Hükümete bu süreçte çok önemli görevler düştüğünü dile getiren Kurtulmuş, ”Bu süre içerisinde hükümet yetkililerini Türkiye’nin elini zayıflatacak bazı açıklamalar yapmaktan geri durmaya davet ediyorum. Bundan sonra Türkiye ile İsrail arasındaki ilişkiler, İsrail’in atacağı adımlara bağlıdır’ cümlesi, anlamsız bir cümledir. Yani İsrail daha hangi adımı atsın? Adam atacağı bütün ilişkilerini atmıştır” dedi.
”Bakın bizim ‘one minute’ krizinden bu yana, İsrail ile olan bütün ticari ilişkilerimizde ithalatımız yüzde 100’ün üzerinde artmış ama bizim ihracatımızda azalma olmuştur.
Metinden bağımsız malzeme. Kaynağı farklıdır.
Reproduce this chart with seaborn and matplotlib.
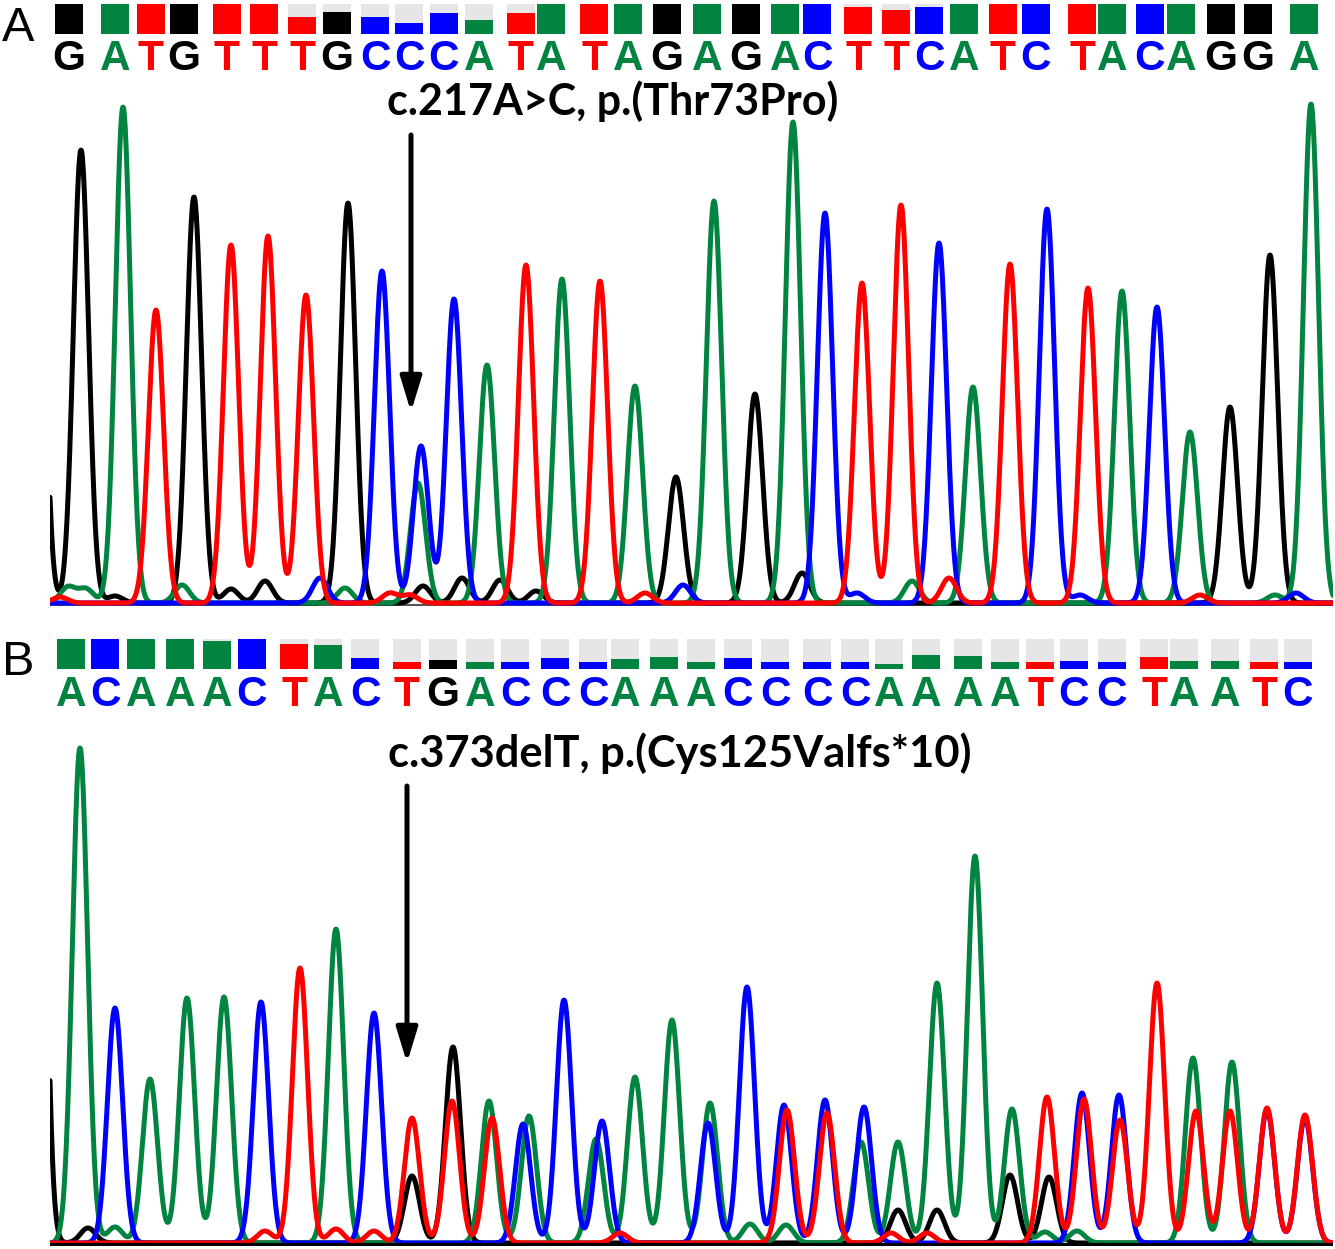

Yani, ‘one minute’ten sonra İsrail bize kızmış mal almamış, biz İsrail’den mal almaya devam etmişiz” diyen Kurtulmuş, Türkiye’nin İsrail ile askeri ve siyasi bütün ilişkilerini askıya alması ve çok güçlü bir diplomatik çabayla kararlı hareketler sergilemesi gerektiğini sözlerine ekledi.